While we do sometimes convince ourselves something is there because we want it to be, we want to see something that’s in season, or bigger and better than the last stag we shot or something unique in some way, that strange abstract shape becomes that massive buck, a bit like modern art I suppose. Sometimes though we aren’t seeing things and just get distracted by something even more awesome that we were looking for in the first place. This has happened to me plenty of times out in the countryside. On one occasion, out on a stalk I was walking alongside a drainage dyke, where I have often walked before, mostly concentrating on what was in the field to the side of the dyke I was suddenly distracted by a movement in the water, not a duck or a moorhen but a mammal, jumping to the conclusion that it was a mink I began to unsling my rifle only to see it joined by another, and another and it became clear that they were too large to be mink, I got out the binoculars and it became clear, three young otters, joined a second or two later by two adults from around the bend in the dyke. I was mesmerised, all thoughts of muntjac and venison forgotten I sat on the dyke bank for a good twenty minutes, totally still and captivated by these otters. I had seen otters before in the wild but never in a family group and had never expected to see them there. After a long time they moved off and I was released from whatever spell they had me under as I stood up I saw stood not more than fifteen or twenty yards behind me a muntjac buck stood still watching me, as I moved it ran off but I didn’t care.

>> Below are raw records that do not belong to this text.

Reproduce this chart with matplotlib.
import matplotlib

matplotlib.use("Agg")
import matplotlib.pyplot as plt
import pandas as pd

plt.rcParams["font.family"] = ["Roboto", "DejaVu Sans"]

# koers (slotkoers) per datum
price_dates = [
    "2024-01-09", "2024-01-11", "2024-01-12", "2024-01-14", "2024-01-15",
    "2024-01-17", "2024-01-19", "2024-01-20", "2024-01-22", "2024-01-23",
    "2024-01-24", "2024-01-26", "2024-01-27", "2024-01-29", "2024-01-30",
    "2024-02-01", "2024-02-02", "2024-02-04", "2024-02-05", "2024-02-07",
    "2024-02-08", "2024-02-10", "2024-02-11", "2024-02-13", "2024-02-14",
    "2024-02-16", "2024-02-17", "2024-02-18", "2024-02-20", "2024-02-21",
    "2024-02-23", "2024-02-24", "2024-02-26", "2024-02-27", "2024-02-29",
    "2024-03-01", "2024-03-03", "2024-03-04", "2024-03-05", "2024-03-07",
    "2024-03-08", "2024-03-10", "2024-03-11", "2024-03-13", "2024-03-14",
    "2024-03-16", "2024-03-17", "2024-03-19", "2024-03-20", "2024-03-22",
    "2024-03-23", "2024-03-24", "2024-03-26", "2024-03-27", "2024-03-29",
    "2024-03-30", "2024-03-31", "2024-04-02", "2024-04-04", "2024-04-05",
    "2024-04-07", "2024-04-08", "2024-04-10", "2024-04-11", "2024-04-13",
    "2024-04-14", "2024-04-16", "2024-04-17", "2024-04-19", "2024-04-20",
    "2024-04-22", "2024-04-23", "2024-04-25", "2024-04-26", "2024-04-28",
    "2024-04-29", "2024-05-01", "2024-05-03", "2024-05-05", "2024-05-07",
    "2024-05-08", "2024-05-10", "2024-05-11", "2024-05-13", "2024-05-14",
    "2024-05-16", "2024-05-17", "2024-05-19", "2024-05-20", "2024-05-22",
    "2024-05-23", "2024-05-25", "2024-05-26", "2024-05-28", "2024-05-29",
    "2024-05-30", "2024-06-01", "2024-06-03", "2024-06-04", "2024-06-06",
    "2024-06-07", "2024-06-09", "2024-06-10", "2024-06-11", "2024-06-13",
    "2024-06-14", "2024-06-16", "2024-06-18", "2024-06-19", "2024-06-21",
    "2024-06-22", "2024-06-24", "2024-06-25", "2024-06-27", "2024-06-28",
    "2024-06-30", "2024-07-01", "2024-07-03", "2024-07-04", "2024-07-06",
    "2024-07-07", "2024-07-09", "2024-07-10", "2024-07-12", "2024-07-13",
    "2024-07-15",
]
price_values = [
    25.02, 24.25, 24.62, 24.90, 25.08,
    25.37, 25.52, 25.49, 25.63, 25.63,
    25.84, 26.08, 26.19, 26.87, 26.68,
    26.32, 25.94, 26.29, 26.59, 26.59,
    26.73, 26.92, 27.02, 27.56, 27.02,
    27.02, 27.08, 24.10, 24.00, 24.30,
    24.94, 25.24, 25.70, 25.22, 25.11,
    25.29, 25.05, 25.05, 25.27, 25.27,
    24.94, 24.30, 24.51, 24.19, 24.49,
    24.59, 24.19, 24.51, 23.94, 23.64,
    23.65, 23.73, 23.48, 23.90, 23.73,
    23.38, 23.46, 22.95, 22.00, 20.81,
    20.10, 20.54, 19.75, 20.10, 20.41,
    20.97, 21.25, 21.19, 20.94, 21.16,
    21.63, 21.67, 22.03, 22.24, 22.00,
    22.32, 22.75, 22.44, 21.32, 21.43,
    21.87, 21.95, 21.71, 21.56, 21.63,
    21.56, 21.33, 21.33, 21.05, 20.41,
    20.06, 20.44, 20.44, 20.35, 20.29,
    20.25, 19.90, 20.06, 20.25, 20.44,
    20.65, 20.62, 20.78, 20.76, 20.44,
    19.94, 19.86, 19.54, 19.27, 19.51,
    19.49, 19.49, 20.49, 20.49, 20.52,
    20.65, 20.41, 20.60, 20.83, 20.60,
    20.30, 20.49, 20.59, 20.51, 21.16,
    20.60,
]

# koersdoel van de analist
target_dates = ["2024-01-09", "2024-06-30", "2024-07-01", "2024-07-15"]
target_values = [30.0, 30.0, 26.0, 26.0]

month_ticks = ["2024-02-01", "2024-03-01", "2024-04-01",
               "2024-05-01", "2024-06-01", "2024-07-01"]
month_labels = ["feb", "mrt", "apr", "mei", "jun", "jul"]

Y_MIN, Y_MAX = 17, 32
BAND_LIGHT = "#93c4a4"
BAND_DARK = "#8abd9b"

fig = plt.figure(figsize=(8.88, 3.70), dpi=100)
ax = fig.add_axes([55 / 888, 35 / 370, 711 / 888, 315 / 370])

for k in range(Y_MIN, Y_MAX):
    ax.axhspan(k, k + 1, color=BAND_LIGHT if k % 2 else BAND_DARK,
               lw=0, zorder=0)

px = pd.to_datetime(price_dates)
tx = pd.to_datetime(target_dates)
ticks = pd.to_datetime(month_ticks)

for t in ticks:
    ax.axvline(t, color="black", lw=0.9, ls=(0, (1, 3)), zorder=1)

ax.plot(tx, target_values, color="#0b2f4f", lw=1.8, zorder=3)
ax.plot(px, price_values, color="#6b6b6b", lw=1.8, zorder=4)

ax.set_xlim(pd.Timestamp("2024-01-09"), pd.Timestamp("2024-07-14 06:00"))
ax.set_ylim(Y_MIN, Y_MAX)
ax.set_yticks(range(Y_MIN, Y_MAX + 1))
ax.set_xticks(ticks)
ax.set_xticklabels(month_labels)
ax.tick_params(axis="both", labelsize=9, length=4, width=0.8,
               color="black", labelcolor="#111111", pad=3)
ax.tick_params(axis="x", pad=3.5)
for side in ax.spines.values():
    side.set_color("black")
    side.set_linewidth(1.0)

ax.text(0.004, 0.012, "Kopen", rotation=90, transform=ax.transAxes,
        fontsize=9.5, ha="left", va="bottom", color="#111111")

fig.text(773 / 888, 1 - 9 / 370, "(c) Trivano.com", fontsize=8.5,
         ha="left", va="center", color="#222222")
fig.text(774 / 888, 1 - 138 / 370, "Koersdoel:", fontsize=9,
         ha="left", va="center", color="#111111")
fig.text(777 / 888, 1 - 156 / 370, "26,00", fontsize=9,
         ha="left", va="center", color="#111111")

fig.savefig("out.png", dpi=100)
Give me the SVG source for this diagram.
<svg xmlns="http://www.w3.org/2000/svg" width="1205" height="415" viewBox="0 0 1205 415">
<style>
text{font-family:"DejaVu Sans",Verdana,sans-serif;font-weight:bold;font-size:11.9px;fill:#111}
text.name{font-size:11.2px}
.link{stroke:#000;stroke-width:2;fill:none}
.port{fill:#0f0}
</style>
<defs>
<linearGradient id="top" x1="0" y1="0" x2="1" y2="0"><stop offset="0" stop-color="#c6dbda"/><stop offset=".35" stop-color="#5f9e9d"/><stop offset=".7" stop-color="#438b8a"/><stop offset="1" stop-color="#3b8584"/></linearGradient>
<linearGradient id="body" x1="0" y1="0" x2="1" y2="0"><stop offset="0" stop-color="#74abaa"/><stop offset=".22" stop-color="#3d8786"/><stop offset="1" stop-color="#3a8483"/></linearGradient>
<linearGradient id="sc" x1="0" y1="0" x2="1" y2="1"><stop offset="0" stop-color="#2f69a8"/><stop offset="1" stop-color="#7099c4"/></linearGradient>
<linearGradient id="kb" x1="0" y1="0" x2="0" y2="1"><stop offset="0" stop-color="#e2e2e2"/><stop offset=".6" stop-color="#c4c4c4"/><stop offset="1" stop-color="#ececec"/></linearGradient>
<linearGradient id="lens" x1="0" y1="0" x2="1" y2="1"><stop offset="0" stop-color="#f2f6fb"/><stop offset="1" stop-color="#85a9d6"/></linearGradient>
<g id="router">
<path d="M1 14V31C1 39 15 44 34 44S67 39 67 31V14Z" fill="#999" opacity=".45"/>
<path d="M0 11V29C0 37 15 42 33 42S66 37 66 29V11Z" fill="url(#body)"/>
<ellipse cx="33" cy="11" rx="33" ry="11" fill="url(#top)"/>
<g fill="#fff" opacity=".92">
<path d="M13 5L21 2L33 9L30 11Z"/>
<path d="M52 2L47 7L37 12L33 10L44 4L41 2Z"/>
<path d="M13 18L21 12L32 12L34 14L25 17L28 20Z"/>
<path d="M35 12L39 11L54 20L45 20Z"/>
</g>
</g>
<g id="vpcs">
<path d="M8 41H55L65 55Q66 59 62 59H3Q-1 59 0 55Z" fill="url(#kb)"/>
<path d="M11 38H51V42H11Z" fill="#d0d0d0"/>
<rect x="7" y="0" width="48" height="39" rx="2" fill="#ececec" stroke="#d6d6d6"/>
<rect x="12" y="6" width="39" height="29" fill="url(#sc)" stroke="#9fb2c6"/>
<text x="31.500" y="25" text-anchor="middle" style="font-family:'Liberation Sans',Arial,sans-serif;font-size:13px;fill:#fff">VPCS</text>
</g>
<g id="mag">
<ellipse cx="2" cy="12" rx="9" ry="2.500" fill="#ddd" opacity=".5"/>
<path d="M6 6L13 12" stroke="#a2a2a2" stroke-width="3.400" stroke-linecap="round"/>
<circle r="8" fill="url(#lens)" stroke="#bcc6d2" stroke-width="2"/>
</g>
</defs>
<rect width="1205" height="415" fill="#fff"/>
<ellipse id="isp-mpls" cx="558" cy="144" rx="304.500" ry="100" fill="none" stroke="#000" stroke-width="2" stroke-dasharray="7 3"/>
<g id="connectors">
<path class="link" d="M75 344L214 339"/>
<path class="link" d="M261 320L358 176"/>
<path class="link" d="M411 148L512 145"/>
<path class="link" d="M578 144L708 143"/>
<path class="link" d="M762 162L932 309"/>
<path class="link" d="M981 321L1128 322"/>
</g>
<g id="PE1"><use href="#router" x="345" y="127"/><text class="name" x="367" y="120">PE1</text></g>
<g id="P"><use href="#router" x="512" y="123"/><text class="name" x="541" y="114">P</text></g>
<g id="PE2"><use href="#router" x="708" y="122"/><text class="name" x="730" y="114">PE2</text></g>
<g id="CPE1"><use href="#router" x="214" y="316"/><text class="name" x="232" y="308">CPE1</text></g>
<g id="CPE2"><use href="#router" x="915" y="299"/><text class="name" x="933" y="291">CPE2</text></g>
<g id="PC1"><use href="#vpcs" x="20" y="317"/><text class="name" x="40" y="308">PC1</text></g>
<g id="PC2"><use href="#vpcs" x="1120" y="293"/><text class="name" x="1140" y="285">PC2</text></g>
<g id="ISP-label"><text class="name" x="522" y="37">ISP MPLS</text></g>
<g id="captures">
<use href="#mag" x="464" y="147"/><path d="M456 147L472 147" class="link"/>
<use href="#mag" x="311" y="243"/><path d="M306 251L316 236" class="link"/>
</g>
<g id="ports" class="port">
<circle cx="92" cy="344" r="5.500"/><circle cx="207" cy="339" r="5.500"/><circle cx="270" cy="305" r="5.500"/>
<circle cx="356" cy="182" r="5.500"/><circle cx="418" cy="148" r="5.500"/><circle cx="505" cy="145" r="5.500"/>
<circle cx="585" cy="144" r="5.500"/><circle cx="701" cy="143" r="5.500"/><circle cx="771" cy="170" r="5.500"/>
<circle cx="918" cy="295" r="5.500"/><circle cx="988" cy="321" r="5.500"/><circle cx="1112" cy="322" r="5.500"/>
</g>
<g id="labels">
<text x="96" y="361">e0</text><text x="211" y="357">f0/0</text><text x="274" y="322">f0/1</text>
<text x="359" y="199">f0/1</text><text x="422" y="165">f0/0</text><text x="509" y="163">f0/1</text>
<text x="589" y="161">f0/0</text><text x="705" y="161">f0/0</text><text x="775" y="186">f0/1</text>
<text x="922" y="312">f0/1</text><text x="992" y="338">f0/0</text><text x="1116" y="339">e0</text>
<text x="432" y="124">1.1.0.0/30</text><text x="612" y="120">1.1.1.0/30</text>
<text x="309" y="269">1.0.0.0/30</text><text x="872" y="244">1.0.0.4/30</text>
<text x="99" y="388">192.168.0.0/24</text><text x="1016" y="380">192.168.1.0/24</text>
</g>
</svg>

On another occasion I lost the best part of half a days work on a deer farm in New Zealand because I was watching kingfishers catching crabs in the estuary and smashing them open against a log when I should have been feeding the deer. 

A New Zealand king fisher catching crabs.
So while I should probably not publicise how easily distracted I am to my current or future employers it’s great to work in the countryside where so many distractions can be found and where as long as we are safe a little bit of wishful thinking about the size of the buck we are looking at is absolutely fine.